Ross Whitlock, MFA, September 2012
Perhaps Voltaire said it best: “Doubt is not a pleasant condition, but certainty is absurd.” When we enter the non-place with Chandler we are brought face to face with the nature of contemporary uncertainty. The idea of moving through a transitory and anonymous space is in itself unsettling, but the nature of travelling is to experience challenge and change.
In our day to day lives, living in our homes, we establish our own personal routines. We surround ourselves with the personal and the familiar. In the same way that the fish does not see the stream, we accept the oddities of our lives in a globalised world, without noticing how strange they in fact are.
The modern world is only now entering its third century. Voltaire was writing at its beginning. His was a time when the existing world of nation state and empire, of castle, church, and landed estate, of town and village, was about to be torn apart. The industrial, social and scientific revolutions of the Western world would uproot lives, move millions around the globe, and establish mercantile networks that would link people above and beyond the certainty of any ancient established order.
We live daily within the comfortable illusion that change is slow and all is settled. Chandler’s work unsettles us. She reminds us that our lives are transitory. She uses the non-place of the airport as a metaphor for the underlying chaos and anonymity of our existence.
It is true that the Parisian flaneur of the 19th century experienced something of this in the changing streets of that city. Watching out of the corner of the eye, but remaining uninvolved, the flaneur enjoyed being there. Present, but solitary, he was not part of the unknown masses passing by unheeding of his cool detached gaze. The essential difference today is that unlike the flaneur, we are involved. Whether we like it or not, the pace of our life continually accelerates. We experience so much more than our forebears. We live in many more places. We move from country to country. People pass. Our allegiance is to our facebook page. Our community is accessed by twitter. Our security is ensured by our personal skills and qualifications. Chandler’s paintings are unsettling precisely because she is uncompromising in her detached gaze.

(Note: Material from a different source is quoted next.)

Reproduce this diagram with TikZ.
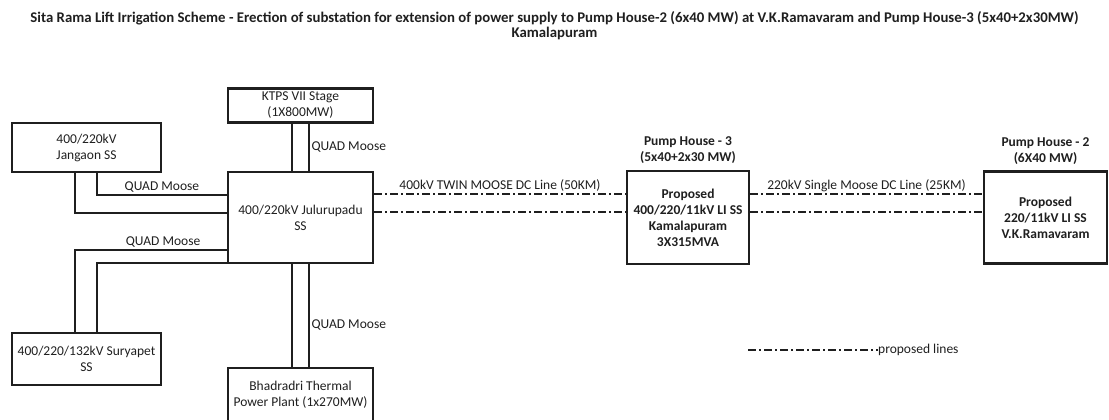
\documentclass[tikz,border=0pt]{standalone}
\usepackage{fontspec}
\setmainfont{Carlito}
\usetikzlibrary{positioning}
\definecolor{ink}{gray}{0.12}
\newcommand{\fTitle}{\fontsize{14.8}{15}\selectfont}
\newcommand{\fText}{\fontsize{13.5}{16}\selectfont}

\begin{document}
\begin{tikzpicture}[x=1pt,y=1pt,
  ss/.style={draw=ink,line width=2.3pt,align=center,inner sep=2pt,text=ink,font=\fText},
  feeder/.style={draw=ink,line width=1.2pt},
  propline/.style={draw=ink,line width=1.3pt,dash pattern=on 8pt off 3pt on 2pt off 3pt},
  lbl/.style={font=\fText,text=ink,inner sep=2pt},
  hdr/.style={font=\fText\bfseries,text=ink,align=center,inner sep=1pt}]
  \useasboundingbox (0,0) rectangle (1109,420);
  \node[font=\fTitle\bfseries,text=ink,align=center] (title) at (554.5,394.5)
    {Sita Rama Lift Irrigation Scheme - Erection of substation for extension of power supply to Pump House-2 (6x40 MW) at V.K.Ramavaram and Pump House-3 (5x40+2x30MW)\\Kamalapuram};
  % substations
  \node[ss,minimum width=145pt,minimum height=91pt] (jul) at (300.5,202.5) {400/220kV Julurupadu\\SS};
  \node[ss,minimum width=145pt,minimum height=34pt] (ktps) at (300.5,314.5) {KTPS VII Stage\\(1X800MW)};
  \node[ss,minimum width=145pt,minimum height=53pt] (bha) at (300.5,25.5) {Bhadradri Thermal\\Power Plant (1x270MW)};
  \node[ss,minimum width=149pt,minimum height=49pt] (jan) at (86.5,272.5) {400/220kV\\Jangaon SS};
  \node[ss,minimum width=149pt,minimum height=52pt] (sur) at (86.5,61) {400/220/132kV Suryapet\\SS};
  \node[ss,font=\fText\bfseries,minimum width=122pt,minimum height=93pt] (ph3) at (688,202.5) {Proposed\\400/220/11kV LI SS\\Kamalapuram\\3X315MVA};
  \node[ss,font=\fText\bfseries,minimum width=123pt,minimum height=92pt] (ph2) at (1045.5,202.5) {Proposed\\220/11kV LI SS\\V.K.Ramavaram};
  \node[hdr,above=5pt of ph3] (ph3h) {Pump House - 3\\(5x40+2x30 MW)};
  \node[hdr,above=5pt of ph2] (ph2h) {Pump House - 2\\(6X40 MW)};
  % existing QUAD Moose lines
  \draw[feeder] ([xshift=-8.5pt]ktps.south) -- ([xshift=-8.5pt]jul.north);
  \draw[feeder] ([xshift=8.5pt]ktps.south) -- ([xshift=8.5pt]jul.north) node[midway,right,lbl] {QUAD Moose};
  \draw[feeder] ([xshift=-8.5pt]jul.south) -- ([xshift=-8.5pt]bha.north);
  \draw[feeder] ([xshift=8.5pt]jul.south) -- ([xshift=8.5pt]bha.north) node[pos=0.59,right,lbl] {QUAD Moose};
  \draw[feeder] ([xshift=10.5pt]jan.south) |- ([yshift=22.5pt]jul.west) node[pos=0.75,above,lbl] {QUAD Moose};
  \draw[feeder] ([xshift=-11.5pt]jan.south) |- ([yshift=4.5pt]jul.west);
  \draw[feeder] ([xshift=-11.5pt]sur.north) |- ([yshift=-32.5pt]jul.west) node[pos=0.79,above,lbl] {QUAD Moose};
  \draw[feeder] ([xshift=10.5pt]sur.north) |- ([yshift=-45.5pt]jul.west);
  % proposed lines
  \draw[propline] ([yshift=23.5pt]jul.east) -- ([yshift=23.5pt]ph3.west) node[midway,above,lbl] {400kV TWIN MOOSE DC Line (50KM)};
  \draw[propline] ([yshift=5.5pt]jul.east) -- ([yshift=5.5pt]ph3.west);
  \draw[propline] ([yshift=23.5pt]ph3.east) -- ([yshift=23.5pt]ph2.west) node[midway,above,lbl] {220kV Single Moose DC Line (25KM)};
  \draw[propline] ([yshift=5.5pt]ph3.east) -- ([yshift=5.5pt]ph2.west);
  % legend
  \node[lbl,anchor=west,inner sep=0pt] (leg) at (878,70) {proposed lines};
  \coordinate (legs) at (748,70);
  \draw[propline] (legs) -- (leg.west);
\end{tikzpicture}
\end{document}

Her canvasses are large, her palette is cool and restrained. Her compositional structures establishing the non- space are logical and unambiguous, but not clearly delineated. We see them as something definite but out of focus. A space we are moving through, but not one we can own. There are people, many people, but they too are moving through this space. A Brownian motion of detached particles: chaotic, but determined in their progress towards something, but what? We can never know. All is tentative. The paint is thin, insubstantial. The floor of the concourse may be solid and determined, yet the walls are translucent. The figures come and go. Some stand in groups. Others walk. They are painted so thinly we could imagine them as ghosts. They are not. Each holds its own space. There may be overlap but there is no transparency. The figures are real, but most are irrelevant. Our focus is directed towards some individuals. We notice a figure turn. Someone puts down a bag. Two people talk. Yet nothing is of particular significance.
We are alone as we contemplate her space. We are aware that all these individuals inhabit their singular worlds. Any we notice are brought to our attention by perhaps warmer colour, or stronger tone, however they are only of casual significance. We notice them, not because of some meta narrative, but simply because we notice them. Our attention is directed at random. There is no meaning beyond the fact of momentary engagement.
Chandler’s world, her non-space, is cruel. We are confronted with the uncompromising fact of our solitary existence. The temporary and the ephemeral are the only realities. Certainly, any certainty is absurd.